原型炉の建設活動勧告 米GAOが次世代炉研究で調査

高温ガス炉(HTGR)など米国における次世代原子炉の研究開発について調査していた米国政府監査院(GAO)は6月23日、「次世代原子力プラント(NGNP)」プロジェクトの下で原型炉建設プランの再開に向けた戦略を練るよう米エネルギー省(DOE)に勧告する報告書を公表した。2021会計年度末までに原型炉を開発するという同プロジェクトの目標達成を断念した原因が産業界とのコスト分担問題であったことから、これを解決するアクションが必要だと言明している。

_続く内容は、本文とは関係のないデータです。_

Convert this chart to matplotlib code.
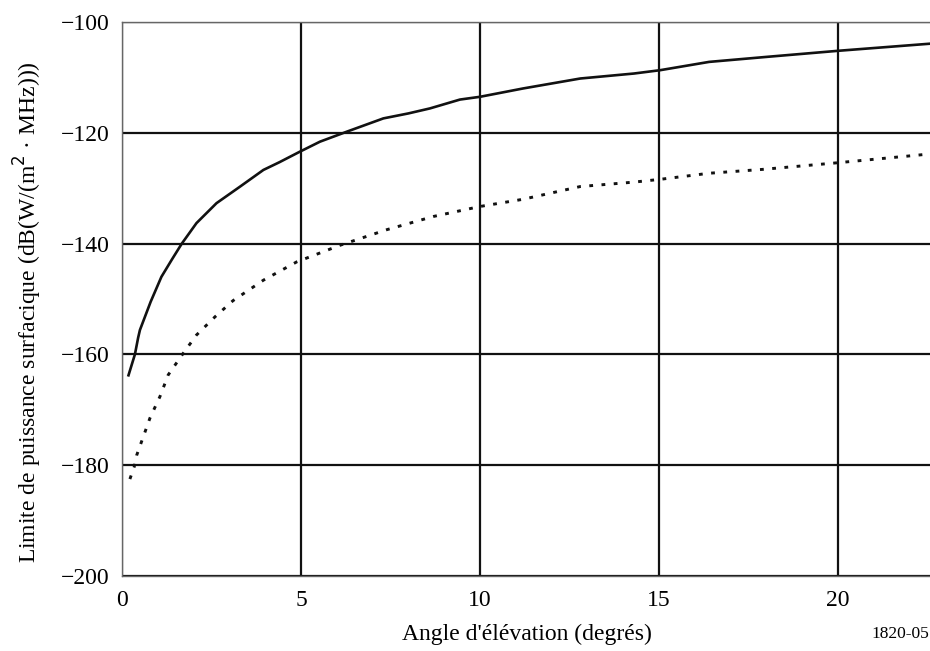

GAOは連邦議会の要請に基づき、政府機関の財務検査や政策プログラムの評価を通じて予算の執行状況を監査する機関。今回はDOE原子力局(NE)による先進的な原子炉設計の研究開発活動に関して、そのアプローチ手法と優先対象の決め方などを審査した。NEのアプローチでは対象技術を(1)HTGR(2)ナトリウム冷却高速炉(3)溶融塩冷却高速炉――に絞る一方で、その他の新型原子炉技術にも予算を提供。産業界や学会などと協同で複数の原子炉技術研究を支援し、その成果を産業界のために次のステップである建設と商業化につなげるのが究極の目標となっていた。

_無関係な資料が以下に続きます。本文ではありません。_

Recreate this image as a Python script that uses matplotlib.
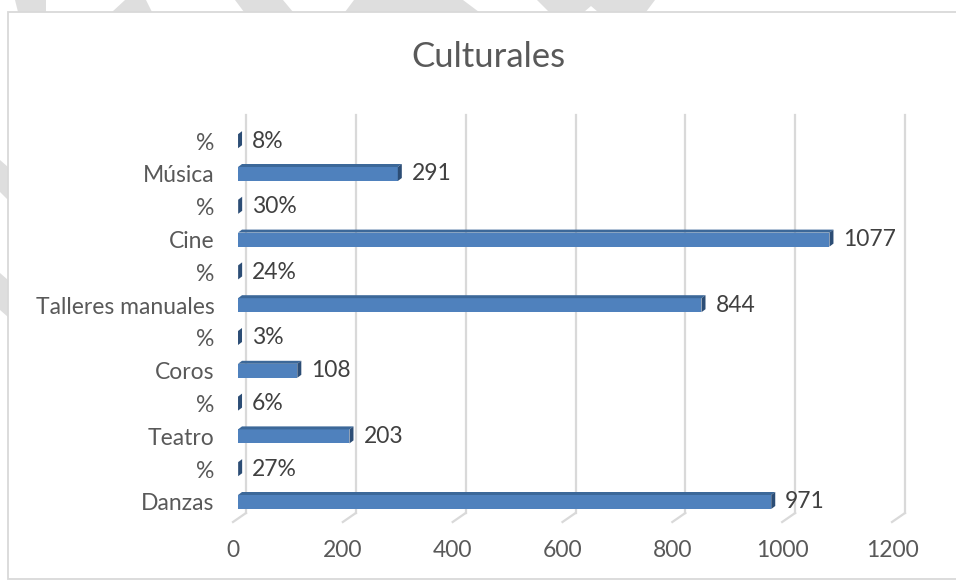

こうしたアプローチは米国の将来的なエネルギー政策の変更に対応可能という柔軟性が評価される一方で、DOEの原子力諮問委員会からは「原型炉建設を保証するために対象技術の数を絞るべきだ」との批判があった。NEは資金提供する優先順位やプログラムを設定する際、内外の審査記録を活用。支援技術の中でもHTGRは短期的に建設・商業化に移行する可能性が最も高く、NEは2005年エネルギー政策法に基づくNGNPプロジェクトの下で同技術の研究開発を推進していた。

しかし、DOEはいくつかの問題点を理由に同技術を原型炉の設置段階に進めないことを2011年に決定。例として、NEと産業界の間のコスト分担レベルや、コスト分担すべき段階や特定の活動といった点で両者が合意に至らなかったことを挙げた。NEはその後もNGNPプロジェクトの研究開発を継続するも、設置段階を再始動させるのに必要な課題克服戦略を策定していない。

こうした現状からGAOは、NGNPの原型炉建設というエネルギー政策法が課した要件を満たす準備として、初期設計のパラメータ選定、あるいは選定予定スケジュールについて議会に報告すべきであるとDOEに勧告。同報告書はその際、課題点に関する最新情報、プロジェクトの第2段階への移行を阻むその他の課題の概要を含めるべきだとした。具体的には(1)官民パートナーシップの構築状況(2)再開の正当化条件を含めたプロジェクト戦略(3)サイト選定やコスト分担といった課題への取り組みにおける必要に応じた法案提出――を挙げている。